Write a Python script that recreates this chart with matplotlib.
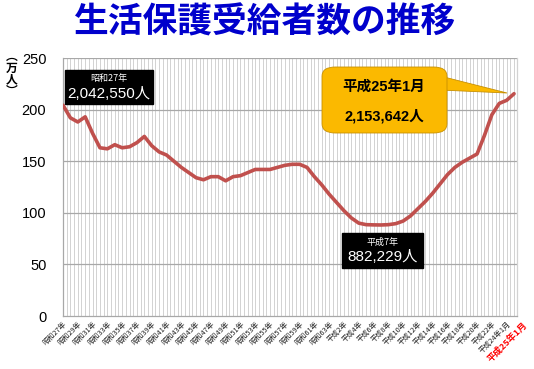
import numpy as np
import matplotlib
matplotlib.use('Agg')
import matplotlib.pyplot as plt
import matplotlib.transforms as mtransforms
from matplotlib.patches import FancyBboxPatch, Polygon

plt.rcParams['font.family'] = ['Noto Sans CJK JP', 'DejaVu Sans']
latin = ['Liberation Sans', 'Noto Sans CJK JP']

# annual figures 昭和27年(1952) .. 平成24年(2012), then 平成25年1月
years = list(range(1952, 2013)) + [2013]
recipients = [204.3, 192, 188, 193, 177, 163, 162, 166, 163, 164,
              168, 174, 165, 159, 156, 150, 144, 139, 134, 132,
              135, 135, 131, 135, 136, 139, 142, 142, 142, 144,
              146, 147, 147, 144, 135, 127, 118, 110, 102, 95,
              90, 88.5, 88.3, 88.2, 88.5, 89.5, 92, 97, 104, 111,
              119, 128, 137, 144, 149, 153, 157, 175, 195, 206,
              209, 215.4]

tick_years = list(range(1952, 2013, 2)) + [2013]
tick_labels = [f'昭和{y - 1925}年' for y in range(1952, 1989, 2)] + \
              [f'平成{y - 1988}年' for y in range(1990, 2011, 2)] + \
              ['平成24年1月', '平成25年1月']

W, H = 534, 369
fig = plt.figure(figsize=(W / 100, H / 100), dpi=100)
ax = fig.add_axes([63 / W, 1 - 316 / H, (517 - 63) / W, (316 - 58) / H])

# dense vertical grid (half-year) and horizontal grid every 50
for x in np.arange(1952, 2013.6, 0.5):
    ax.axvline(x, color='#d2d2d2', lw=0.7, zorder=0)
for y in range(50, 251, 50):
    ax.axhline(y, color='#a8a8a8', lw=0.9, zorder=1)

ax.plot(years, recipients, color='#c0504d', lw=2.6, solid_capstyle='round', zorder=3)

ax.set_xlim(1952, 2013.4)
ax.set_ylim(0, 250)
ax.set_yticks(range(0, 251, 50))
ax.tick_params(axis='y', length=0, labelsize=10.5, pad=12)
for t in ax.get_yticklabels():
    t.set_family(latin)
ax.set_xticks(tick_years)
ax.set_xticklabels(tick_labels, rotation=45, ha='right', rotation_mode='anchor',
                   fontsize=5.2, color='#222222')
ax.tick_params(axis='x', length=0, pad=3)
last = ax.get_xticklabels()[-1]
last.set_color('#ff0000')
last.set_fontsize(6.5)
last.set_fontweight('bold')
last.set_transform(last.get_transform() +
                   mtransforms.ScaledTranslation(8 / 100, 0, fig.dpi_scale_trans))
for s in ax.spines.values():
    s.set_color('#a8a8a8')
    s.set_linewidth(0.9)
ax.spines['top'].set_visible(False)
ax.spines['right'].set_color('#d2d2d2')

# title
fig.text(265 / W, 1 - 22 / H, '生活保護受給者数の推移', ha='center', va='center',
         fontsize=25, fontweight='bold', color='#0000cc')
# unit label (vertical writing)
fig.text(12 / W, 1 - 74 / H, '︵\n万\n人\n︶', ha='center', va='center',
         fontsize=8.5, fontweight='bold', linespacing=0.85)

def px(x, y):
    return x / W, 1 - y / H

# black label boxes
for (x0, y0, x1, y1), small, big in [((65, 70, 153, 104), '昭和27年', '2,042,550人'),
                                      ((342, 233, 423, 268), '平成7年', '882,229人')]:
    fig.patches.append(plt.Rectangle(px(x0, y1), (x1 - x0) / W, (y1 - y0) / H,
                                     transform=fig.transFigure, color='black', zorder=5))
    cx = (x0 + x1) / 2
    fig.text(*px(cx, y0 + 9), small, color='white', fontsize=6.5, ha='center', va='center', zorder=6)
    fig.text(*px(cx, y0 + 24), big, color='white', fontsize=11, ha='center', va='center', zorder=6,
             family=latin)

# orange callout
orange = '#fbb900'
fig.patches.append(Polygon([px(440, 76), px(440, 90), px(507, 93)], closed=True,
                           transform=fig.transFigure, facecolor=orange,
                           edgecolor='#c89000', lw=0.6, zorder=5))
fig.patches.append(FancyBboxPatch(px(322, 133), (447 - 322) / W, (133 - 67) / H,
                                  boxstyle='round,pad=0.0,rounding_size=0.025',
                                  transform=fig.transFigure, facecolor=orange,
                                  edgecolor='#c89000', lw=0.6, zorder=5))
fig.text(*px(384, 87), '平成25年1月', fontsize=10.5, fontweight='bold', ha='center', va='center',
         zorder=7, family=latin)
fig.text(*px(384, 116), '2,153,642人', fontsize=10.5, fontweight='bold', ha='center', va='center',
         zorder=7, family=latin)

fig.savefig('out.png', dpi=100, facecolor='white')
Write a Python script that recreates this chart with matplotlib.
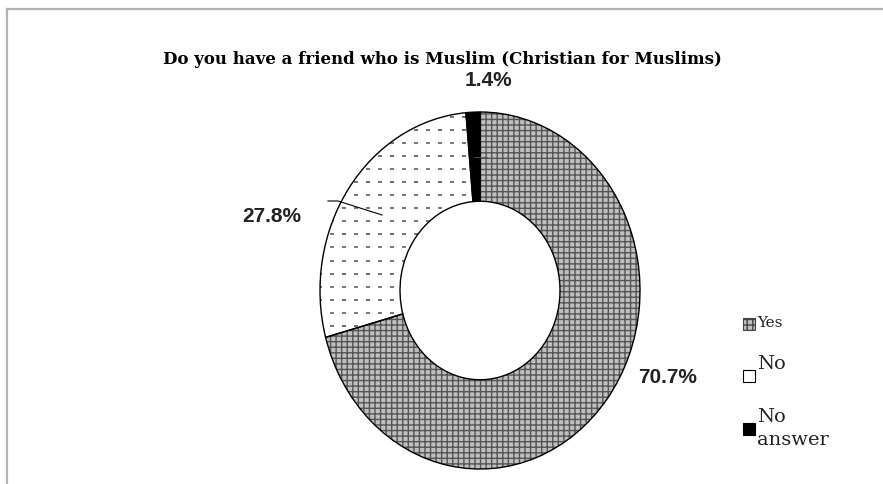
import matplotlib
matplotlib.use("Agg")
import matplotlib.pyplot as plt
import numpy as np
from matplotlib.patches import Rectangle
from matplotlib.lines import Line2D

categories = ["Yes", "No", "No", "answer"]
values = [70.7, 27.8, 1.4]
pct_labels = ["70.7%", "27.8%", "1.4%"]
title = "Do you have a friend who is Muslim (Christian for Muslims)"

W, H = 883, 485
fig = plt.figure(figsize=(W / 100, H / 100), dpi=100)
plt.rcParams['hatch.linewidth'] = 1.0

def fx(px):
    return px / W

def fy(py):
    return 1 - py / H

# pie axes (slightly elliptical like the reference)
ax = fig.add_axes([fx(320), fy(470), fx(640) - fx(320), fy(113) - fy(470)])
face = ["#bfbfbf", "white", "black"]
hatches = ["+++", None, None]
hatch_cols = ["#555555", "white", "black"]
ring = 0.50
wedges, _ = ax.pie(values, startangle=90, counterclock=False, radius=1,
                   colors=face, wedgeprops=dict(width=ring, linewidth=0))
for w, h, hc in zip(wedges, hatches, hatch_cols):
    if h:
        w.set_hatch(h)
    w.set_edgecolor(hc)
    w.set_linewidth(0)
# dotted texture of the "No" slice
gx, gy = np.meshgrid(np.arange(-1.0, 1.0, 0.075), np.arange(-1.0, 1.0, 0.073))
dots = ax.scatter(gx.ravel(), gy.ravel(), marker='_', s=6, linewidths=1.2,
                  color='#777777', zorder=3)
dots.set_clip_path(wedges[1])
outl, _ = ax.pie(values, startangle=90, counterclock=False, radius=1,
                 colors=face, wedgeprops=dict(width=ring, linewidth=1.0,
                                              edgecolor="black", fill=False,
                                              zorder=4))
ax.set_aspect('auto')
ax.set_xlim(-1, 1)
ax.set_ylim(-1, 1)
ax.axis('off')

# title
fig.text(fx(442), fy(59), title, ha='center', va='center',
         family='DejaVu Serif', weight='bold', fontsize=12)

# percentage labels
lab_font = dict(family='Liberation Sans', weight='bold', fontsize=15, color='#222222')
fig.text(fx(668), fy(378), pct_labels[0], ha='center', va='center', **lab_font)
fig.text(fx(272), fy(217), pct_labels[1], ha='center', va='center', **lab_font)
fig.text(fx(488), fy(80), pct_labels[2], ha='center', va='center', **lab_font)

# leader lines
fig.add_artist(Line2D([fx(328), fx(338), fx(382)], [fy(202), fy(202), fy(216)],
                      color='black', lw=0.8))
fig.add_artist(Line2D([fx(474), fx(487)], [fy(158), fy(158)], color='#555555', lw=0.6))

# legend
leg_font = dict(family='DejaVu Serif', color='#222222')
fig.add_artist(Rectangle((fx(743), fy(331)), fx(12), fy(0) - fy(12),
                         facecolor="#bfbfbf", edgecolor="#444444", hatch="+++", lw=0.8))
fig.text(fx(757), fy(327), categories[0], ha='left', va='baseline',
         fontsize=11, **leg_font)
fig.add_artist(Rectangle((fx(743), fy(383)), fx(12), fy(0) - fy(12),
                         facecolor="white", edgecolor="black", lw=0.8))
fig.text(fx(757), fy(369), categories[1], ha='left', va='baseline',
         fontsize=14, **leg_font)
fig.add_artist(Rectangle((fx(743), fy(436)), fx(12), fy(0) - fy(12),
                         facecolor="black", edgecolor="black", lw=0.8))
fig.text(fx(757), fy(422), categories[2], ha='left', va='baseline',
         fontsize=14, **leg_font)
fig.text(fx(757), fy(445), categories[3], ha='left', va='baseline',
         fontsize=14, **leg_font)

# frame lines
fig.add_artist(Line2D([fx(7), fx(7)], [0, fy(10)], color='#b4b4b4', lw=1.6))
fig.add_artist(Line2D([fx(7), 1], [fy(10), fy(10)], color='#b4b4b4', lw=1.6))

fig.savefig("out.png", dpi=100, facecolor="white")
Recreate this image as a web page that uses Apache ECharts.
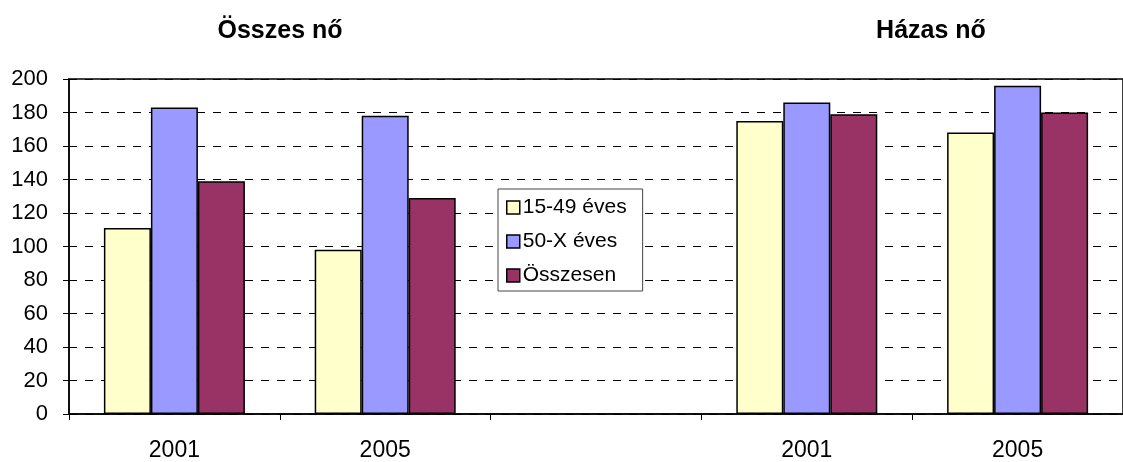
<!DOCTYPE html>
<html>
<head>
<meta charset="utf-8">
<script src="https://cdn.jsdelivr.net/npm/echarts@6/dist/echarts.min.js"></script>
<style>
  html, body { margin: 0; padding: 0; background: #fff; }
  #chart { width: 1123px; height: 462px; }
</style>
</head>
<body>
<div id="chart"></div>
<script>
// categories: two groups (Összes nő, Házas nő) separated by an empty slot
const categories = ['2001', '2005', '', '2001', '2005']
const ev15_49 = [111, 98, '-', 175, 168]
const ev50X = [183, 178, '-', 186, 196]
const osszesen = [139, 129, '-', 179, 180]
const yTicks = [0, 200, 20]

const font = 'Arial, "Liberation Sans", sans-serif'

const bar = (name, data, color) => ({
  name,
  type: 'bar',
  data,
  barWidth: 47,
  barGap: '0%',
  itemStyle: { color, borderColor: '#000', borderWidth: 1.5 }
})

const myChart = echarts.init(document.getElementById('chart'))
myChart.setOption({
  animation: false,
  title: [
    { text: 'Összes nő', left: 275, top: 14, textAlign: 'center',
      textStyle: { fontFamily: font, fontSize: 25, fontWeight: 'bold', color: '#000' } },
    { text: 'Házas nő', left: 926, top: 14, textAlign: 'center',
      textStyle: { fontFamily: font, fontSize: 25, fontWeight: 'bold', color: '#000' } }
  ],
  legend: {
    orient: 'vertical',
    left: 498,
    top: 189,
    padding: [8, 16, 5, 8],
    itemGap: 13,
    itemWidth: 13,
    itemHeight: 13,
    icon: 'rect',
    borderColor: '#444',
    borderWidth: 1,
    backgroundColor: '#fff',
    textStyle: { fontFamily: font, fontSize: 21, color: '#000', padding: [0, 0, 0, -2] },
    itemStyle: { borderColor: '#000', borderWidth: 1.5 }
  },
  grid: {
    show: true,
    left: 69,
    top: 79,
    right: -8,
    bottom: 47,
    borderColor: '#000',
    borderWidth: 1.5
  },
  xAxis: {
    type: 'category',
    data: categories,
    axisLine: { lineStyle: { color: '#000', width: 1.5 } },
    axisTick: { show: true, length: 6, lineStyle: { color: '#000' } },
    axisLabel: { fontFamily: font, fontSize: 23, color: '#000', margin: 25 }
  },
  yAxis: {
    type: 'value',
    min: yTicks[0],
    max: yTicks[1],
    interval: yTicks[2],
    axisLine: { show: true, lineStyle: { color: '#000', width: 1.5 } },
    axisTick: { show: true, length: 6, lineStyle: { color: '#000' } },
    axisLabel: { fontFamily: font, fontSize: 22, color: '#000', margin: 21 },
    splitLine: { lineStyle: { color: '#000', type: [8, 8], width: 1 } }
  },
  series: [
    bar('15-49 éves', ev15_49, '#FFFFCC'),
    bar('50-X éves', ev50X, '#9999FF'),
    bar('Összesen', osszesen, '#993366')
  ]
})
</script>
</body>
</html>
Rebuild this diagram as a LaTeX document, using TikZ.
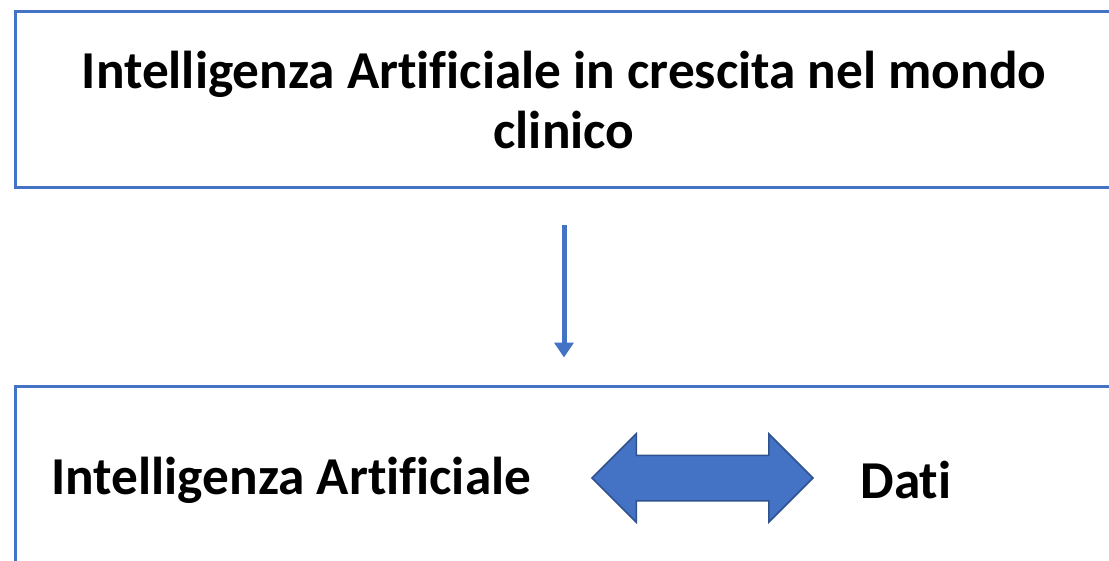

════════════════

WHAT YOU SHOULD DO:
Print the data above verbatim from the first line through the line holding "ax.axhline(y, color='#a8a8a8', lw=0.9, zorder=1)", leaving every picture out.

FINISHED EXERCISE:
Write a Python script that recreates this chart with matplotlib.
import numpy as np
import matplotlib
matplotlib.use('Agg')
import matplotlib.pyplot as plt
import matplotlib.transforms as mtransforms
from matplotlib.patches import FancyBboxPatch, Polygon

plt.rcParams['font.family'] = ['Noto Sans CJK JP', 'DejaVu Sans']
latin = ['Liberation Sans', 'Noto Sans CJK JP']

# annual figures 昭和27年(1952) .. 平成24年(2012), then 平成25年1月
years = list(range(1952, 2013)) + [2013]
recipients = [204.3, 192, 188, 193, 177, 163, 162, 166, 163, 164,
              168, 174, 165, 159, 156, 150, 144, 139, 134, 132,
              135, 135, 131, 135, 136, 139, 142, 142, 142, 144,
              146, 147, 147, 144, 135, 127, 118, 110, 102, 95,
              90, 88.5, 88.3, 88.2, 88.5, 89.5, 92, 97, 104, 111,
              119, 128, 137, 144, 149, 153, 157, 175, 195, 206,
              209, 215.4]

tick_years = list(range(1952, 2013, 2)) + [2013]
tick_labels = [f'昭和{y - 1925}年' for y in range(1952, 1989, 2)] + \
              [f'平成{y - 1988}年' for y in range(1990, 2011, 2)] + \
              ['平成24年1月', '平成25年1月']

W, H = 534, 369
fig = plt.figure(figsize=(W / 100, H / 100), dpi=100)
ax = fig.add_axes([63 / W, 1 - 316 / H, (517 - 63) / W, (316 - 58) / H])

# dense vertical grid (half-year) and horizontal grid every 50
for x in np.arange(1952, 2013.6, 0.5):
    ax.axvline(x, color='#d2d2d2', lw=0.7, zorder=0)
for y in range(50, 251, 50):
    ax.axhline(y, color='#a8a8a8', lw=0.9, zorder=1)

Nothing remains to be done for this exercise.